-- start --

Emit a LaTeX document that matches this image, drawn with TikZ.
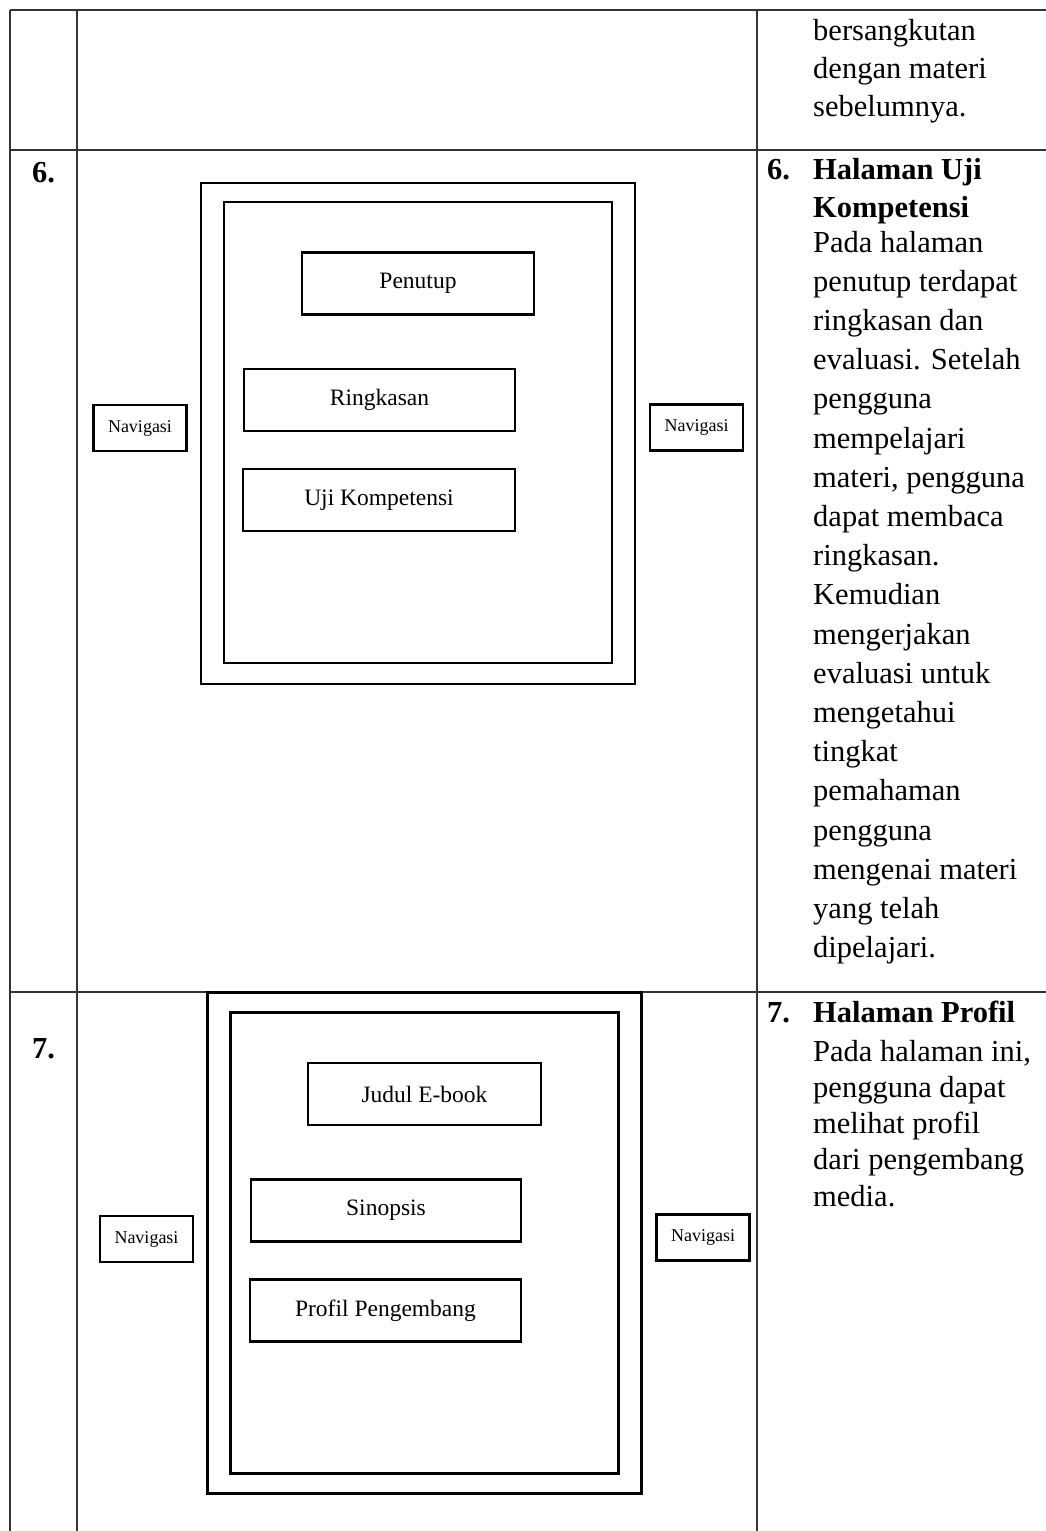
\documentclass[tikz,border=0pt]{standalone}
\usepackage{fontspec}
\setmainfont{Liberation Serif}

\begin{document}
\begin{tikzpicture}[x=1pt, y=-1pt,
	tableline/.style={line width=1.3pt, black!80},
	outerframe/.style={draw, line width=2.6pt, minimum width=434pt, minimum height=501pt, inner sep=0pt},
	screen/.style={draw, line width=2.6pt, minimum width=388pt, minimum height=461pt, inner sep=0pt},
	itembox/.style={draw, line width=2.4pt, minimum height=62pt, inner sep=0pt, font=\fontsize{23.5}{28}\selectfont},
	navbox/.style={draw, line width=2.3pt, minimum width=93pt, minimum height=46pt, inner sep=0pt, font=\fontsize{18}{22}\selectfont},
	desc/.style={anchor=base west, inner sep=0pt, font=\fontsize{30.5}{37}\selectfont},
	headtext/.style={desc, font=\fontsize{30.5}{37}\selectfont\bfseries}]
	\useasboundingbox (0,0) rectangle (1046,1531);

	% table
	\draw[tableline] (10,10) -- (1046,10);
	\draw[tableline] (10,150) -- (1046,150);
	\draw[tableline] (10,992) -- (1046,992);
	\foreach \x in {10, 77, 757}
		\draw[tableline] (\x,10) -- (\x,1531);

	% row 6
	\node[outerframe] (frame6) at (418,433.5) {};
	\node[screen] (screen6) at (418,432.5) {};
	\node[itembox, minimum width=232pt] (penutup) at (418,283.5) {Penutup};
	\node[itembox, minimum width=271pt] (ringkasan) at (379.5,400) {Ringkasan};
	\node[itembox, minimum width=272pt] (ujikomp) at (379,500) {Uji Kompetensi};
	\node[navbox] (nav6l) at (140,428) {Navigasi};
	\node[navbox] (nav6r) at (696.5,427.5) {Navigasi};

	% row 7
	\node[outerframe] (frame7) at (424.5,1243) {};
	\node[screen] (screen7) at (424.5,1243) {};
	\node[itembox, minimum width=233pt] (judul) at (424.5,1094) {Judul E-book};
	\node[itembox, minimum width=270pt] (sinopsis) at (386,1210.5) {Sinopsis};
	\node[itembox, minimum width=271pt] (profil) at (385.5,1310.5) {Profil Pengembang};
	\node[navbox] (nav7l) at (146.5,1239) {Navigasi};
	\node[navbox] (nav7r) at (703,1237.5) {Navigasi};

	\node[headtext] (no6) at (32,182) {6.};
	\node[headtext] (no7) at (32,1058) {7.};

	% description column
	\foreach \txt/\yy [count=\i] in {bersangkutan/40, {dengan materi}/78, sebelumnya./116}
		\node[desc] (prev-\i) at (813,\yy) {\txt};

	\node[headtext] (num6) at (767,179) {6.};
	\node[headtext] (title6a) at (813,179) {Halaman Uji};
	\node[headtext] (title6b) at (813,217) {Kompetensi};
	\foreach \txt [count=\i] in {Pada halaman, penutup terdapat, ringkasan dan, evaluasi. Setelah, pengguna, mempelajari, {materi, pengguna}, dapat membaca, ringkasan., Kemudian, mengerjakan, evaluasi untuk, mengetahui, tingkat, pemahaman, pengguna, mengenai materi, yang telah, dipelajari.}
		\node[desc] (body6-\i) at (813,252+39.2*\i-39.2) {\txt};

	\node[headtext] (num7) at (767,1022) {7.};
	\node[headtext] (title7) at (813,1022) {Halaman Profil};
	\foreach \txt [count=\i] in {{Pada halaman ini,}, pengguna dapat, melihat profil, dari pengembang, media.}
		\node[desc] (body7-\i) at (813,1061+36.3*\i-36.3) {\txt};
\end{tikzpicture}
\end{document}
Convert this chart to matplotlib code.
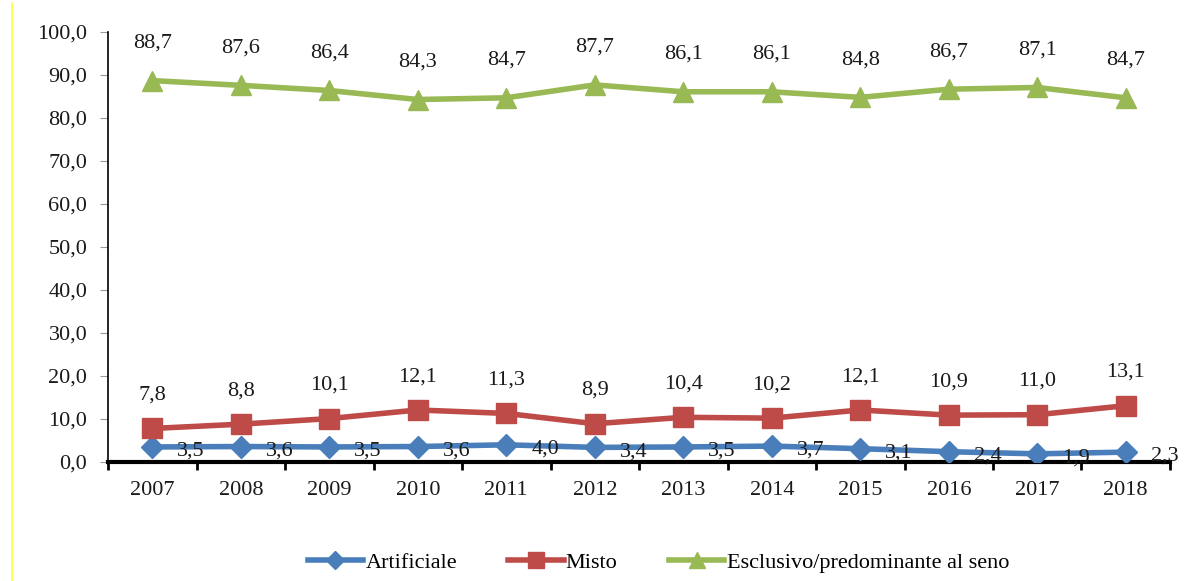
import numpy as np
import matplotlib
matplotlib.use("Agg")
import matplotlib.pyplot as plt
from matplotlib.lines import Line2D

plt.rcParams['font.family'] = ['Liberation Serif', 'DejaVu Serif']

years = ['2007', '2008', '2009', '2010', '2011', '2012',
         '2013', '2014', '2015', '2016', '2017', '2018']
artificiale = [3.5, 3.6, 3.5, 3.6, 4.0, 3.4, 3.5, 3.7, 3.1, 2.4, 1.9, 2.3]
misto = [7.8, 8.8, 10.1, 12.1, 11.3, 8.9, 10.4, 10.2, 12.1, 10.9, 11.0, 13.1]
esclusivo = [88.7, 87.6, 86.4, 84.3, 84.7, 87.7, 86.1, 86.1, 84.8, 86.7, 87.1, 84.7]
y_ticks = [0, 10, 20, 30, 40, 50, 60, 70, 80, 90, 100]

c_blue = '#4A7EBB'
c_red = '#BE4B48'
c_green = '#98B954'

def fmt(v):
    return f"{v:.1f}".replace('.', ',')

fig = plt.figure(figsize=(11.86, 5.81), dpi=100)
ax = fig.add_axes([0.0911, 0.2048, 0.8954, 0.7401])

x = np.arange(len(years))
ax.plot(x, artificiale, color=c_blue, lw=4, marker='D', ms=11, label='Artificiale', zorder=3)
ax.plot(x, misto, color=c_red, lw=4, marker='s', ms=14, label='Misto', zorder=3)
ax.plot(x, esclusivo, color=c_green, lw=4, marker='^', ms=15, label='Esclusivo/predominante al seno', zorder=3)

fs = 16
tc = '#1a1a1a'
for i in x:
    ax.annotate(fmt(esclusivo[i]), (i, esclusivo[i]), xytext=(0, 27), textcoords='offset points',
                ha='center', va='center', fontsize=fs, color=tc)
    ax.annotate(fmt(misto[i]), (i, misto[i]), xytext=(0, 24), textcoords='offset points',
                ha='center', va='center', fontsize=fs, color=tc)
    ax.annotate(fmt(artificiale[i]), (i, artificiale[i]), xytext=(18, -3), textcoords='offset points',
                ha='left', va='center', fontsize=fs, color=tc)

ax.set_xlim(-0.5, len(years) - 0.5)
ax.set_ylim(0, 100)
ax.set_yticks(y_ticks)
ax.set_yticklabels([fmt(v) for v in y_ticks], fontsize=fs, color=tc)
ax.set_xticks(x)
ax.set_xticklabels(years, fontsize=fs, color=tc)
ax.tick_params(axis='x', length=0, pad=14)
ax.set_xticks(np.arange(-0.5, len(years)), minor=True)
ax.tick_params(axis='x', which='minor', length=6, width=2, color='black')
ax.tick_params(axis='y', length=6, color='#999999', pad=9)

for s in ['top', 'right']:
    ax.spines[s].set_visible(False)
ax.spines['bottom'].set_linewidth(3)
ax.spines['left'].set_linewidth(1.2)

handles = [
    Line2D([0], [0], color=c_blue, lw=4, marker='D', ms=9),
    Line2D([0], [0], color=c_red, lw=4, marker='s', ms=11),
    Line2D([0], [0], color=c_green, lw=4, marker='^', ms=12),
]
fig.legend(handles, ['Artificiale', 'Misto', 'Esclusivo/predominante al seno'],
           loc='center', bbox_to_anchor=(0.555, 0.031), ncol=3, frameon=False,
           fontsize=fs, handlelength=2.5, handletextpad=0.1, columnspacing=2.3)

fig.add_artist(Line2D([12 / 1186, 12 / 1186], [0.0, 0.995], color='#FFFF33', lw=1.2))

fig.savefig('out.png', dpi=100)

-- end --

• Problem to work on: Repeat exactly, and only, the entries from the line with "Convert this chart to matplotlib code." through the line with "al seno', zorder=3)". Pictures are skipped.

• Solution to this exercise:
Convert this chart to matplotlib code.
import numpy as np
import matplotlib
matplotlib.use("Agg")
import matplotlib.pyplot as plt
from matplotlib.lines import Line2D

plt.rcParams['font.family'] = ['Liberation Serif', 'DejaVu Serif']

years = ['2007', '2008', '2009', '2010', '2011', '2012',
         '2013', '2014', '2015', '2016', '2017', '2018']
artificiale = [3.5, 3.6, 3.5, 3.6, 4.0, 3.4, 3.5, 3.7, 3.1, 2.4, 1.9, 2.3]
misto = [7.8, 8.8, 10.1, 12.1, 11.3, 8.9, 10.4, 10.2, 12.1, 10.9, 11.0, 13.1]
esclusivo = [88.7, 87.6, 86.4, 84.3, 84.7, 87.7, 86.1, 86.1, 84.8, 86.7, 87.1, 84.7]
y_ticks = [0, 10, 20, 30, 40, 50, 60, 70, 80, 90, 100]

c_blue = '#4A7EBB'
c_red = '#BE4B48'
c_green = '#98B954'

def fmt(v):
    return f"{v:.1f}".replace('.', ',')

fig = plt.figure(figsize=(11.86, 5.81), dpi=100)
ax = fig.add_axes([0.0911, 0.2048, 0.8954, 0.7401])

x = np.arange(len(years))
ax.plot(x, artificiale, color=c_blue, lw=4, marker='D', ms=11, label='Artificiale', zorder=3)
ax.plot(x, misto, color=c_red, lw=4, marker='s', ms=14, label='Misto', zorder=3)
ax.plot(x, esclusivo, color=c_green, lw=4, marker='^', ms=15, label='Esclusivo/predominante al seno', zorder=3)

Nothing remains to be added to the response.